Macular degeneration is a chronic eye disease that causes a blind spot in your central vision, leaving dim images or black holes at the center of your vision. This occurs because the tissue in the center of your retina, the macula, deteriorates. It does not cause complete blindness, but can limit your eyesight to a great degree. Macular degeneration typically occurs in people age 50 and older. Glasses and magnifiers can be purchased to help compensate for some of this vision loss.
Instructions
Things You’ll Need:
Prescription eyeglasses
Magnifying eyeglasses
Telescopic eyeglasses
Binocular-type eyeglasses
Wide bifocal lenses
Bifocal and trifocal lenses
High-tech vision aids
1 Purchase a pair of magnifying eyeglasses in the particular level you need to read and see up close. You can buy them with or without a built-in light. They are available in hand-held models, free-standing models, and some are mounted on a headband. Or you can have them added to your existing eyeglasses.

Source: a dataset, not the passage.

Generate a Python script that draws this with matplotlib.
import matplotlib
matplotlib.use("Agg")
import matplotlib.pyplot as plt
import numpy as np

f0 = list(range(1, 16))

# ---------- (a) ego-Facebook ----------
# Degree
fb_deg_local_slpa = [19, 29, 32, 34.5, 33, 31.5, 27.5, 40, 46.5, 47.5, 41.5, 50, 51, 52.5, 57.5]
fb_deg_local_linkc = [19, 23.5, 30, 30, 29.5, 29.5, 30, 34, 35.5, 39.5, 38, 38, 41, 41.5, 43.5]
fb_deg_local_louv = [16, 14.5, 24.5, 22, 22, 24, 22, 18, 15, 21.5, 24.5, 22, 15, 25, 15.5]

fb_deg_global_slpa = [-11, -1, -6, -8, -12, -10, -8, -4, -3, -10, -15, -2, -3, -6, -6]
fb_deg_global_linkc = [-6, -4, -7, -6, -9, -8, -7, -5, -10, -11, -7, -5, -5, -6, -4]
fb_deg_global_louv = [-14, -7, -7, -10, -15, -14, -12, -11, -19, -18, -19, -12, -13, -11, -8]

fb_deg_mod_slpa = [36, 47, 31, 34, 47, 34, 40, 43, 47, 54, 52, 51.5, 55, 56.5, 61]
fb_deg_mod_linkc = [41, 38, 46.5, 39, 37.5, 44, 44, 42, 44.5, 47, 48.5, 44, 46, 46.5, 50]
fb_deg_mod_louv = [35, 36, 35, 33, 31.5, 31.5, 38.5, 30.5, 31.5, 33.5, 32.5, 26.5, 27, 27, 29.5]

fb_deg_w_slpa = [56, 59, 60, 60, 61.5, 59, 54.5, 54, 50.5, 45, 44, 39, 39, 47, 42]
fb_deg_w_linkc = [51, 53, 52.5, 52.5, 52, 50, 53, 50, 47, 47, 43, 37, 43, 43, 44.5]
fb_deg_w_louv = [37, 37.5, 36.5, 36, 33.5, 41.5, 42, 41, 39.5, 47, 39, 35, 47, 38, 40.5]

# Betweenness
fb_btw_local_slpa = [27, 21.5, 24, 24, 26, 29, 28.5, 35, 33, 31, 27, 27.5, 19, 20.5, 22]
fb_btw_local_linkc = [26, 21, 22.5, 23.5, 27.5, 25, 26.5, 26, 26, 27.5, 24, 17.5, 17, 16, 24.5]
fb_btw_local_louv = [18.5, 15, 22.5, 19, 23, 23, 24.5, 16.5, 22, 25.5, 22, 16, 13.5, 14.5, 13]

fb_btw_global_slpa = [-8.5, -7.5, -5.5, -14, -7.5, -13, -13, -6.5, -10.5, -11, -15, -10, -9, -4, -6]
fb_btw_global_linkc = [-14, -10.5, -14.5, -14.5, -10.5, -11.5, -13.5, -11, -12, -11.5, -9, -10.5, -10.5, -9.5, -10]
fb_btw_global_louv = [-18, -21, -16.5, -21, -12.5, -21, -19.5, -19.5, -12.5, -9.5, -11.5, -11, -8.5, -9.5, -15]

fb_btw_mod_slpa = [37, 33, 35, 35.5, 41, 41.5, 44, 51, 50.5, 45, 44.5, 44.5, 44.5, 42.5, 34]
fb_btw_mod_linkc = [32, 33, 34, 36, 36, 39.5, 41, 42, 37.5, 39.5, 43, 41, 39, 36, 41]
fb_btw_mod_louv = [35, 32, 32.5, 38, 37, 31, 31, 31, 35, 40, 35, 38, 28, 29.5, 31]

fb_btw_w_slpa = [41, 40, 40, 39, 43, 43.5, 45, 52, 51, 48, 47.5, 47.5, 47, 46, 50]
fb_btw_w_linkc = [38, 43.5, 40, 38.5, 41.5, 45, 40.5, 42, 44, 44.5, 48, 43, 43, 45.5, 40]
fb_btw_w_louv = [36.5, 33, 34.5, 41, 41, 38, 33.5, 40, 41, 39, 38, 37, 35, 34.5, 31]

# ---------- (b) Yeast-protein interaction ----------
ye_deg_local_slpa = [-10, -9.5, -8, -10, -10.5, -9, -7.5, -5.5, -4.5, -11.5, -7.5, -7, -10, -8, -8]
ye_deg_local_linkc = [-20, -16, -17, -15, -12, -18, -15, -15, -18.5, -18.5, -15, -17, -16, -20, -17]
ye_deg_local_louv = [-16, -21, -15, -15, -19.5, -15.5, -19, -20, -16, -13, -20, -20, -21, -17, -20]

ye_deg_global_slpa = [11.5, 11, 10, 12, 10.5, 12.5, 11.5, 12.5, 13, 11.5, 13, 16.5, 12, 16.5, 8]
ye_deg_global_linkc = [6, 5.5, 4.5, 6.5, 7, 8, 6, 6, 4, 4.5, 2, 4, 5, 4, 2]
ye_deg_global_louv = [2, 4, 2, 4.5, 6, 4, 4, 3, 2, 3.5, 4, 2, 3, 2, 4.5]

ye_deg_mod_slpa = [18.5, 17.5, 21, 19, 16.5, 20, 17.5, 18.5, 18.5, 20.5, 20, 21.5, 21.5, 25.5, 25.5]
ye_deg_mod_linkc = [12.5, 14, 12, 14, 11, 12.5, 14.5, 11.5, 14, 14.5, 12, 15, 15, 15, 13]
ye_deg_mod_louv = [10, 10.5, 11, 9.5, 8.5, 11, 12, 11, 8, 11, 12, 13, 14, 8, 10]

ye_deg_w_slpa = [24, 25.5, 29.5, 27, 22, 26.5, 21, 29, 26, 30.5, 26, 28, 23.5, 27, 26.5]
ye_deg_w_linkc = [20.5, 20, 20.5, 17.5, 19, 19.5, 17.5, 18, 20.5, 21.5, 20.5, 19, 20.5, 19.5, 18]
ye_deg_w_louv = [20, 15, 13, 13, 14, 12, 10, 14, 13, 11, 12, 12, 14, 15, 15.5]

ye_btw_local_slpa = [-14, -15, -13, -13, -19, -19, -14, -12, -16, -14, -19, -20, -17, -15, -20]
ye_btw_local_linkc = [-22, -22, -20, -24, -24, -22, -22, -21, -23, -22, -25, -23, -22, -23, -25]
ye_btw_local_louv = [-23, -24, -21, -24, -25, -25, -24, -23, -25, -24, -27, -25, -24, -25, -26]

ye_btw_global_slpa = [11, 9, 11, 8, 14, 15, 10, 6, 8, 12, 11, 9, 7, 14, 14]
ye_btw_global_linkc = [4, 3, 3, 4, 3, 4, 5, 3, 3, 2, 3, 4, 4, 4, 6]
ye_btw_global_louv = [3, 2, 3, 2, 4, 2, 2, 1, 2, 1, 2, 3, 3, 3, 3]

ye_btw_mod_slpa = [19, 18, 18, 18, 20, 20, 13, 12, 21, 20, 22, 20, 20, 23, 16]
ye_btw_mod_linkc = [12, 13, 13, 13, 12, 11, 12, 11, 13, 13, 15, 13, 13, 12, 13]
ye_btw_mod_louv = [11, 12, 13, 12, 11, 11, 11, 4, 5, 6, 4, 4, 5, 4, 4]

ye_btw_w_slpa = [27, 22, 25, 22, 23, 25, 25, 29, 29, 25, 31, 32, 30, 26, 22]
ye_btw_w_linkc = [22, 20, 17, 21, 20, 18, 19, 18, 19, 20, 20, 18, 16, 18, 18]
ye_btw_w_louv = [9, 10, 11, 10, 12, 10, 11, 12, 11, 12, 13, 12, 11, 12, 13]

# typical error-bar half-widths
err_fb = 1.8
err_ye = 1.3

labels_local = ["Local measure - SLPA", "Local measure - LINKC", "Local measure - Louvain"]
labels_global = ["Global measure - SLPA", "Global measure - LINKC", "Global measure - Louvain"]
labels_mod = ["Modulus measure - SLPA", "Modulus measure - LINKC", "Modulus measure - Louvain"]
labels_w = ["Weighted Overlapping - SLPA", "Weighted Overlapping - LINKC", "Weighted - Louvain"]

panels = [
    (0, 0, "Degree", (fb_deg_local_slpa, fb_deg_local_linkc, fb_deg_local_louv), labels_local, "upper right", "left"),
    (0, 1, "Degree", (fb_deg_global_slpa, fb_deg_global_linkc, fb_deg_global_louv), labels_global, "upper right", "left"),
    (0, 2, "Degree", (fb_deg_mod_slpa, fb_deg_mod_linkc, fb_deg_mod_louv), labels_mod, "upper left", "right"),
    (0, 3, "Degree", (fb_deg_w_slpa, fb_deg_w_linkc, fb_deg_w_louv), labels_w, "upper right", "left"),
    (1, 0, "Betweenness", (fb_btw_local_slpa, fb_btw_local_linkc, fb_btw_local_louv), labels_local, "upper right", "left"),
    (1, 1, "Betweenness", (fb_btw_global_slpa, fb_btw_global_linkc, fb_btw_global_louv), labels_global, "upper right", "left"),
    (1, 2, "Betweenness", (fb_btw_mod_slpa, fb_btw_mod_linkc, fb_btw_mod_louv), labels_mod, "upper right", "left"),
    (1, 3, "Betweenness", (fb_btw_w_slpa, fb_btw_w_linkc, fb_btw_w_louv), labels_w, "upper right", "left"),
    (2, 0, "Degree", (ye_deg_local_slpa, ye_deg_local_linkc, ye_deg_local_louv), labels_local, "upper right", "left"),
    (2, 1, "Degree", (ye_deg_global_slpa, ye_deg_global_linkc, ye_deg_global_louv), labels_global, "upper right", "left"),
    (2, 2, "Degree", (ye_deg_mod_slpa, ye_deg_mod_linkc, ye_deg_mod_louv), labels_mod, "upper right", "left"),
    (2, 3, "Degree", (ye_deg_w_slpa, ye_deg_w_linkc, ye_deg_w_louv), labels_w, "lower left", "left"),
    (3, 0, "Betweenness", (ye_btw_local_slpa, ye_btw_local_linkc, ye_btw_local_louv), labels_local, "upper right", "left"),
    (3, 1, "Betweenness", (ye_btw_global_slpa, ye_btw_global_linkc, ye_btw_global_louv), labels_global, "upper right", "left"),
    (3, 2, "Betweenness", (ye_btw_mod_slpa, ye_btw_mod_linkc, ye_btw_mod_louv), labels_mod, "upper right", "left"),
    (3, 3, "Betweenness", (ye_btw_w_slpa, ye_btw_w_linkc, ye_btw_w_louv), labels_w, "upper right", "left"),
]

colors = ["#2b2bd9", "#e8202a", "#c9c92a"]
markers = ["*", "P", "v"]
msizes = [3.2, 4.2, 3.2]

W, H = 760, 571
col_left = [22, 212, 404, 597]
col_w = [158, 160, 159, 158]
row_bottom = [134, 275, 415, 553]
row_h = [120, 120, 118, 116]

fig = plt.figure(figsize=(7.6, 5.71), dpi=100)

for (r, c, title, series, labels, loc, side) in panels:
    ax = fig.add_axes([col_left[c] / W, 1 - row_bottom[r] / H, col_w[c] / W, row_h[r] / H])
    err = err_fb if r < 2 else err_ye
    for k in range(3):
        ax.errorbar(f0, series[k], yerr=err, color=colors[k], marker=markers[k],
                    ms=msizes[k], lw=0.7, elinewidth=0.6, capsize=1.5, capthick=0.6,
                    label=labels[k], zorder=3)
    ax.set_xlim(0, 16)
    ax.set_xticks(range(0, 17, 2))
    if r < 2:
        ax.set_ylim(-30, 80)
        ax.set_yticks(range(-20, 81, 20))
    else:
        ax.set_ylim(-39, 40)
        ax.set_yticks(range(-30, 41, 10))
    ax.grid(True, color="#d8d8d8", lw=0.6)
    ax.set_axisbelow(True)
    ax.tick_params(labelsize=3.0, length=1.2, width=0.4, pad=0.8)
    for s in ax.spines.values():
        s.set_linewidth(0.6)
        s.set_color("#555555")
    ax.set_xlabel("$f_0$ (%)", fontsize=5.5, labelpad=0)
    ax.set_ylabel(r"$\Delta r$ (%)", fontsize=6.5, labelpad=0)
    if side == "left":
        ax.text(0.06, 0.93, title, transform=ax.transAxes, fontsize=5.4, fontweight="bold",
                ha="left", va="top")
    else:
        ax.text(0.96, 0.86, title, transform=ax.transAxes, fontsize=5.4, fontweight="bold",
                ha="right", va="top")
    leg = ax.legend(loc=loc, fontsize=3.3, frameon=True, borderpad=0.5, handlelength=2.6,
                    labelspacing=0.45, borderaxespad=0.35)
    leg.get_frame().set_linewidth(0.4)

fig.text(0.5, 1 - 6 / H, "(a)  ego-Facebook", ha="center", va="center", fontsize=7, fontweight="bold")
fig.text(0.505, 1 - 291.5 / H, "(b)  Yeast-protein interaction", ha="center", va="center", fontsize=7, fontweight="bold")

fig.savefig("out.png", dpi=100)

2 Ask your optician to make you special wide bifocal lenses. A wider-style lens gives you the extra viewing area you need to read precise or detail work. These lenses can be fitted to include a correction for your distance vision beyond 18 inches.

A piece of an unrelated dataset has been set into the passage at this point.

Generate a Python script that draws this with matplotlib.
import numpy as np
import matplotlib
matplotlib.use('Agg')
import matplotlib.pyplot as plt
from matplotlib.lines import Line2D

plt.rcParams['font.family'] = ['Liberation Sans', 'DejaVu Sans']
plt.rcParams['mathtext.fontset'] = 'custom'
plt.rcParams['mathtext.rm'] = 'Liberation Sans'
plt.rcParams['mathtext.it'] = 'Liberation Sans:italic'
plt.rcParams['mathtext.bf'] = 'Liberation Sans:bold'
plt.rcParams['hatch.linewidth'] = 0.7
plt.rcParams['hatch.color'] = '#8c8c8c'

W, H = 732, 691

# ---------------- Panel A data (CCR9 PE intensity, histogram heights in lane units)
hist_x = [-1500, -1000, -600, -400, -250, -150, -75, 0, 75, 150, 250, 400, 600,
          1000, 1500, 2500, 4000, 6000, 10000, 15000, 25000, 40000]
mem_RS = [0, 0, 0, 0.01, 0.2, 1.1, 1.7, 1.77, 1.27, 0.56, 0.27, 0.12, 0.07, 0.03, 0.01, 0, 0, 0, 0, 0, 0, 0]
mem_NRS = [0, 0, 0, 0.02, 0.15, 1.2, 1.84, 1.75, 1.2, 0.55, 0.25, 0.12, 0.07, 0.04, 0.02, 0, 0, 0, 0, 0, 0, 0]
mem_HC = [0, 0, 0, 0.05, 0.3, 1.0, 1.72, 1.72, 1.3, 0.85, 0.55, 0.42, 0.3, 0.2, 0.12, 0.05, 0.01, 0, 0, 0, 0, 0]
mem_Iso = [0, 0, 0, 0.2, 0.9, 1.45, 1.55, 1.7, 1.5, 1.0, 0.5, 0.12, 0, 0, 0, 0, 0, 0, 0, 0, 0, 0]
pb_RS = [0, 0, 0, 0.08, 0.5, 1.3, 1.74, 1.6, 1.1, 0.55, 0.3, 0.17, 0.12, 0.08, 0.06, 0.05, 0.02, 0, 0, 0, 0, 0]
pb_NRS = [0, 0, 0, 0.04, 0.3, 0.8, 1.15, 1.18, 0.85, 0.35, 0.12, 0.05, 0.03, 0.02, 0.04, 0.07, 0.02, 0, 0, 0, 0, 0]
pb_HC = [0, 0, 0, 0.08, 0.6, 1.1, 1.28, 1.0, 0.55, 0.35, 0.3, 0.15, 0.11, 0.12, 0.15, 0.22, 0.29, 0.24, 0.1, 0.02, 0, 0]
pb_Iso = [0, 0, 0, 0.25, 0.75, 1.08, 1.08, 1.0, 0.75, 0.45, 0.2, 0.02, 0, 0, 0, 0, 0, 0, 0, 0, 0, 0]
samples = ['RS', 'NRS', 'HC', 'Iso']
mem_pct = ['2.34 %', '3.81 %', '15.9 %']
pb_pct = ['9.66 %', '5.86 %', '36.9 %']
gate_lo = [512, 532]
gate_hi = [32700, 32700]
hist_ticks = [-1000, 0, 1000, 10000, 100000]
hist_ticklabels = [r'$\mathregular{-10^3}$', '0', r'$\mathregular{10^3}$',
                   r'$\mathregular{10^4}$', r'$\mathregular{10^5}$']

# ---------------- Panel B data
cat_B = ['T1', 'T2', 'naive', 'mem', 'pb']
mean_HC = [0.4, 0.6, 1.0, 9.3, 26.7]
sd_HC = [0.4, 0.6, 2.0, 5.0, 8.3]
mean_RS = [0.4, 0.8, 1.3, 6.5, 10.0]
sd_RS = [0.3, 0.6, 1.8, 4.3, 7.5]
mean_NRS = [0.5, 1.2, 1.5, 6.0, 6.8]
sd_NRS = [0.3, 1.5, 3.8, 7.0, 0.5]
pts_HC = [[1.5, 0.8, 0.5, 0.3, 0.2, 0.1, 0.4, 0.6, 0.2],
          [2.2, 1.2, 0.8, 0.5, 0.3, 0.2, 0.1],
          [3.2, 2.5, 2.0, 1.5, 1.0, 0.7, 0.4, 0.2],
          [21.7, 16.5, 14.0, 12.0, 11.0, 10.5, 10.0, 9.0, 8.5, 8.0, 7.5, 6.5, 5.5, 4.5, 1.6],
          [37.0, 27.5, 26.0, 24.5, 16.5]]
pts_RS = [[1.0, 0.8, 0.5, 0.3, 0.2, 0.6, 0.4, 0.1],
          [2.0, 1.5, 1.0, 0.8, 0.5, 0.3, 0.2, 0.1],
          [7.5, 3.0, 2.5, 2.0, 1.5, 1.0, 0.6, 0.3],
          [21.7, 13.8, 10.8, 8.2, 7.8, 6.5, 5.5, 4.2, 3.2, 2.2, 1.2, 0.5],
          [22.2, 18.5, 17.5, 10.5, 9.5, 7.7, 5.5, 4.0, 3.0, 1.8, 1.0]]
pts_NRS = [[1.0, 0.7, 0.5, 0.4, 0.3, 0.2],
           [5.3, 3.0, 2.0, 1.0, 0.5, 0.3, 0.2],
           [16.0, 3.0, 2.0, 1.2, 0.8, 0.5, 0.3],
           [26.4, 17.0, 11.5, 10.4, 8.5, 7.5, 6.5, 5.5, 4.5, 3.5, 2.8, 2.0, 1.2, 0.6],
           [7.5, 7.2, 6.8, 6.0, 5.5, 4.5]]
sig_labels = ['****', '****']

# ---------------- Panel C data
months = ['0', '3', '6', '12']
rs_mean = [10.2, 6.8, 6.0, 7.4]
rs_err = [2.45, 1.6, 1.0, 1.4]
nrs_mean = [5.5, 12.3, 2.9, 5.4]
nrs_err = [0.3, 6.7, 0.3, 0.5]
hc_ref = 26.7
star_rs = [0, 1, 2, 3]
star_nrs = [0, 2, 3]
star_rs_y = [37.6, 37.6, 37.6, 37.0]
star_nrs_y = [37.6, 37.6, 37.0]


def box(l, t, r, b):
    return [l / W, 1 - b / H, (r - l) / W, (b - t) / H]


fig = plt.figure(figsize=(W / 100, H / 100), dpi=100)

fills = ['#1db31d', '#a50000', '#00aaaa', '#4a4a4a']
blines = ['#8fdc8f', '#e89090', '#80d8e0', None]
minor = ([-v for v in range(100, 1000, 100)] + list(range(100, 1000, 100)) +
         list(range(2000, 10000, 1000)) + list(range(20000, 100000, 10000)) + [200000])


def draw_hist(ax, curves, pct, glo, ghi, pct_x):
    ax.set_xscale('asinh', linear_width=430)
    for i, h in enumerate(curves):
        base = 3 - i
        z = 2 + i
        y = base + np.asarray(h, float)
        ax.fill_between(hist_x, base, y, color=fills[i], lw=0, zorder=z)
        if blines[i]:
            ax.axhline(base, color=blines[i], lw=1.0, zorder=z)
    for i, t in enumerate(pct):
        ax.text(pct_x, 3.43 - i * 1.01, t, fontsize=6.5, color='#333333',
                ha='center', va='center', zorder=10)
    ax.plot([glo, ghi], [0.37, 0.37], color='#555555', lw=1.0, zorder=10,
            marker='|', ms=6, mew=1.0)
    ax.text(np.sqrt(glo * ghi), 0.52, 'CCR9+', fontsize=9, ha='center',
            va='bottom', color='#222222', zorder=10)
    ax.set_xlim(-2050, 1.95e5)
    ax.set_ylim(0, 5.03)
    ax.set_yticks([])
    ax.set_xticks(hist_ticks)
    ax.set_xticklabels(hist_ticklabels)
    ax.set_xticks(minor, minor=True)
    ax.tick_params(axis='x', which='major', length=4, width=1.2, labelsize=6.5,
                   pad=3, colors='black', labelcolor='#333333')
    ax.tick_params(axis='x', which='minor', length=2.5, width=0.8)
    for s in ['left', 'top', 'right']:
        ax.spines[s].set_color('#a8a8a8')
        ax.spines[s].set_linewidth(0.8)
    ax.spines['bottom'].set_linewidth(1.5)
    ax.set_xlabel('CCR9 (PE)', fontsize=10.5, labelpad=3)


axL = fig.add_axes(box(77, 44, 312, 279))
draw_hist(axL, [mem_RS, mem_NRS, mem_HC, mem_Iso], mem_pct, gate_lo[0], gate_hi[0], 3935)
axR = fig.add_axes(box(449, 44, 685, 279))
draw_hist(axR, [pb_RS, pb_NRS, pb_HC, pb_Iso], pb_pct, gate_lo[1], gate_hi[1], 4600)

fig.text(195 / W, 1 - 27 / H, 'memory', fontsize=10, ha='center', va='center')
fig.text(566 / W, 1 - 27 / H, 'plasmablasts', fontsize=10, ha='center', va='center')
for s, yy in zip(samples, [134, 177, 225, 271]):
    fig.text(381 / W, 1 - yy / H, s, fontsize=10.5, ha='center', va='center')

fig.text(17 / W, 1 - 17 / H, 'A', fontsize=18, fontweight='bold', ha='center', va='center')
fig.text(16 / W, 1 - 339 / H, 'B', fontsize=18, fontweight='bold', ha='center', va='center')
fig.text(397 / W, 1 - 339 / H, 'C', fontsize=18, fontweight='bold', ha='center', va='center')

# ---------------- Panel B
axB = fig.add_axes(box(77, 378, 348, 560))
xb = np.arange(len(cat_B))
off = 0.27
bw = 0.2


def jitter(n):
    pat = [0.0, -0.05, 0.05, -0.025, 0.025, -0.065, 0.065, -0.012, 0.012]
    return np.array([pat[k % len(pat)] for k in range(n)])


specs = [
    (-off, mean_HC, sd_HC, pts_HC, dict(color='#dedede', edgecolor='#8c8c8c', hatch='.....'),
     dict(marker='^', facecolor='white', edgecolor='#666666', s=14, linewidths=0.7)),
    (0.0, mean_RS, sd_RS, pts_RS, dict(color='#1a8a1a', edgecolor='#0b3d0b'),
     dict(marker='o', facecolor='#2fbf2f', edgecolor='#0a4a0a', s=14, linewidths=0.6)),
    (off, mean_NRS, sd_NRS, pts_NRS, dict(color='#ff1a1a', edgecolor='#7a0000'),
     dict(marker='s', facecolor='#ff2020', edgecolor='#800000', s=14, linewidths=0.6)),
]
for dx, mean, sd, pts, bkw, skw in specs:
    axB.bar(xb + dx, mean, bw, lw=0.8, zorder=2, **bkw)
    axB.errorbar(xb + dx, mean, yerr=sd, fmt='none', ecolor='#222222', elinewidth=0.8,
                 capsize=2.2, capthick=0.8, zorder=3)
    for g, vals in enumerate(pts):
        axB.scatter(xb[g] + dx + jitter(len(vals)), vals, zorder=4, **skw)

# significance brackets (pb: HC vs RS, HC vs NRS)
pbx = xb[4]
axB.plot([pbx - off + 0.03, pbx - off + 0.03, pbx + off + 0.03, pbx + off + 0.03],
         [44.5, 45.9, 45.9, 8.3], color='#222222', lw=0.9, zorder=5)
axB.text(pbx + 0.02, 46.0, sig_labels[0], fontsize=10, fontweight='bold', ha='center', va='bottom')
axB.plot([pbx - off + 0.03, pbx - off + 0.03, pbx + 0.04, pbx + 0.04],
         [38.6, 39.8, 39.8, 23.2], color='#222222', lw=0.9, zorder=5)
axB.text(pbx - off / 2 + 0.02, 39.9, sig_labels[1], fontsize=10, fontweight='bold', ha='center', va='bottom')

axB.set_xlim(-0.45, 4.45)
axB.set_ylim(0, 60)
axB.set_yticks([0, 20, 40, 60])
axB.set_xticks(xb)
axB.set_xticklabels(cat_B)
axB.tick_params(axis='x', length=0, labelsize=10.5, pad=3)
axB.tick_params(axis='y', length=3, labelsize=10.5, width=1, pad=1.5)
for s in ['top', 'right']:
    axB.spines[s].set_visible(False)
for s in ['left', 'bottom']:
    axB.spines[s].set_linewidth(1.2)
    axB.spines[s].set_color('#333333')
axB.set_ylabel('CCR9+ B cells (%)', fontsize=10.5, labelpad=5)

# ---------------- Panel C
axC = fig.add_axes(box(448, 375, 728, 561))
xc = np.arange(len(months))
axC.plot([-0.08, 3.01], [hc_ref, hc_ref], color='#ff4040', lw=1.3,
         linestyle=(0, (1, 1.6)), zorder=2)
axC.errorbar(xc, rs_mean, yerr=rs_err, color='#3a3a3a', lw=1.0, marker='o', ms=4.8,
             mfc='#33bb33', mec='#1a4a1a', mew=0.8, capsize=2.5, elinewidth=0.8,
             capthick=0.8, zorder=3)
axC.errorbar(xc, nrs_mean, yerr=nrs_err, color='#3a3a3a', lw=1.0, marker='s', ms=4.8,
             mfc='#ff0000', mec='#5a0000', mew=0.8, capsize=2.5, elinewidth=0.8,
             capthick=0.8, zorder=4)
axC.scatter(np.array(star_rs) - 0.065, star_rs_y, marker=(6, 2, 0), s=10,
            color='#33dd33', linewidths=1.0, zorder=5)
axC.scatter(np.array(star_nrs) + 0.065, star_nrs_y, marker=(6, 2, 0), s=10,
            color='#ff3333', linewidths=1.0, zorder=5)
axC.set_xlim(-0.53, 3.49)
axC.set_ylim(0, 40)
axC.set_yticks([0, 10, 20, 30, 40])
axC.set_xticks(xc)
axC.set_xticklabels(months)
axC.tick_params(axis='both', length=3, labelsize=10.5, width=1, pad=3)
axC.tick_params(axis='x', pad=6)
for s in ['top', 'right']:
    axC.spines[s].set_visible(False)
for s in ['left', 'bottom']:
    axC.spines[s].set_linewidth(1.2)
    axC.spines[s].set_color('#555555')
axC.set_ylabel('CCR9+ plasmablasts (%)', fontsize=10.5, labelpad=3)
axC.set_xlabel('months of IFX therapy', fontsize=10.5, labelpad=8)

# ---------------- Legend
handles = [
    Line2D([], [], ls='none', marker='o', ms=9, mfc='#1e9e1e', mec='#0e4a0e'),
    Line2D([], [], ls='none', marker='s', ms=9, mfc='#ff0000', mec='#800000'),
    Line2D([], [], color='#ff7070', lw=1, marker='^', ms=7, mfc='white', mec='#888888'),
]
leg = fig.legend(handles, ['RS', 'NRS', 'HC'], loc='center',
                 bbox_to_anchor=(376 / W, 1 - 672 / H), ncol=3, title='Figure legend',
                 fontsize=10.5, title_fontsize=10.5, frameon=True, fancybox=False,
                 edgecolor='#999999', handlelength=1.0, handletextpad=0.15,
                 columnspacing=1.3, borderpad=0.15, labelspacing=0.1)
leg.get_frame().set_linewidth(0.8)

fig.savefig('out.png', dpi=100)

3 Purchase miniature telescopes and binoculars that you can wear like eyeglasses. These help you to see things in the distance. The binoculars are mounted into eyeglass frames and are called telescopic spectacles. You can buy them for one or both of your eyes. The telescope can be mounted according to your specific vision needs.
4 Get a pair of eyeglasses with bifocal or trifocal lenses. High-powered, prismatic “half-eye” glasses will allow the good vision in one eye to cancel out the bad vision in your other eye.
5 Ask your eye doctor about high-tech vision aids such as video reading systems that can enlarge type to 60 times its size.
6 Ask your doctor about auto-focusing spectacle telescopes and if they might help you.